A importância de um emprego
Quanto ao futuro na modalidade, Samuel considera que é não é fácil. “Já tive sonhos. Há atletas que dedicaram a vida toda ao atletismo e que estão agora a terminar a sua carreira mas não têm uma profissão”. E acrescenta: “O atletismo é um bocadinho ingrato. Quando corre bem, tudo bem. Mas podemos estar a treinar bem e os resultados não aparecerem. Não posso estar a treinar e a pensar só na situação financeira”.
“Vou com regularidade a Cabo Verde mas é aqui que quero viver”
Ambições na modalidade
Samuel tem ideias bem definidas. “Há que preparar bem o objetivo que queremos atingir. Definir a meta e trabalhar para isso”. Gostava de representar Cabo Verde no Mundial de Budapeste em 2023 e por agora, “representar o melhor possível o clube”.
“Hoje, vai haver mortes!”
Samuel conta-nos uma estória passada nos seus treinos. “Quando fui treinado pelo Rafael Marques, ele esfregava as mãos quando havia séries e dizia: ‘hoje vai haver mortes’. Depois na última série, já estávamos todos ‘mortos’. Quando o Rui Silva foi meu treinador, tive como colegas de treino entre outros, o Hermano Ferreira e o Ruben Pessoa. Um dia, tivemos treino de duas séries de 1.500 m e três de 1.000 m. Mal o treino começou, fui logo embora, rápido. Nas séries de 1.000 metros, fiz a primeira em 2m45s. O Rui Silva pensou que eu estava muito bem. Mas na última série de 1.000 m, já estava todo ‘roto’. Virei-me para o Rui Silva e disse-lhe: ‘Chefe, posso fazer mais uma série com os meus colegas?’ Ele disse-me que não e mandou-me fazer a série sozinho. Fiz a última a cerrar os dentes, bem cansado. Rui Silva disse-me então: ‘Foste tu que te mataste a ti próprio!’.
Quando atravessou a fronteira sem documentos!

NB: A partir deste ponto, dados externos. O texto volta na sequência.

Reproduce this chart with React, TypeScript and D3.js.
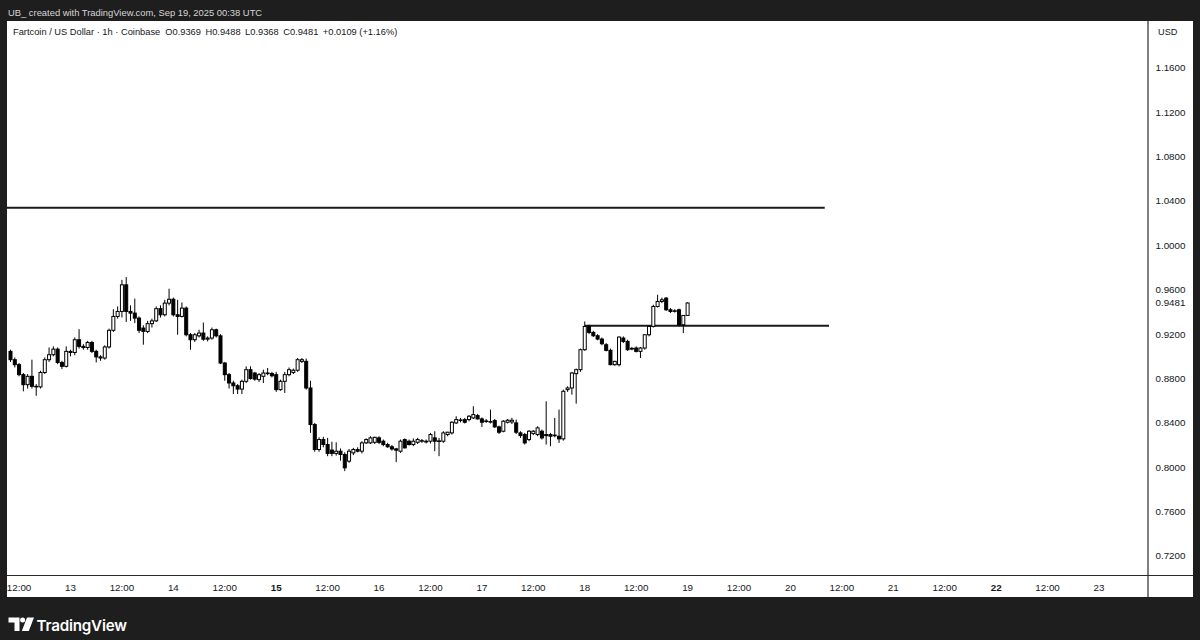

A outra estória passou-se num estágio feito em Font Romeu, nos Pirenéus franceses. Samuel foi com outros companheiros para o estágio mas esqueceu-se de levar os documentos pessoais. Próximo de Andorra, um colega avisou-se para ter os documentos à mão, podia ser preciso. “Foi aí que eu lhe disse que me tinha esquecido dos documentos!” ‘O que é que eles vão pensar de ti, sem documentos?’ Felizmente, não pediram os documentos, não houve problema”.
Feliz em Portugal
A terminar, Samuel quis expressar como se sente bem em Portugal. “Gosto de viver aqui. Gosto da comida portuguesa. Vou com regularidade a Cabo Verde mas é aqui que quero viver”.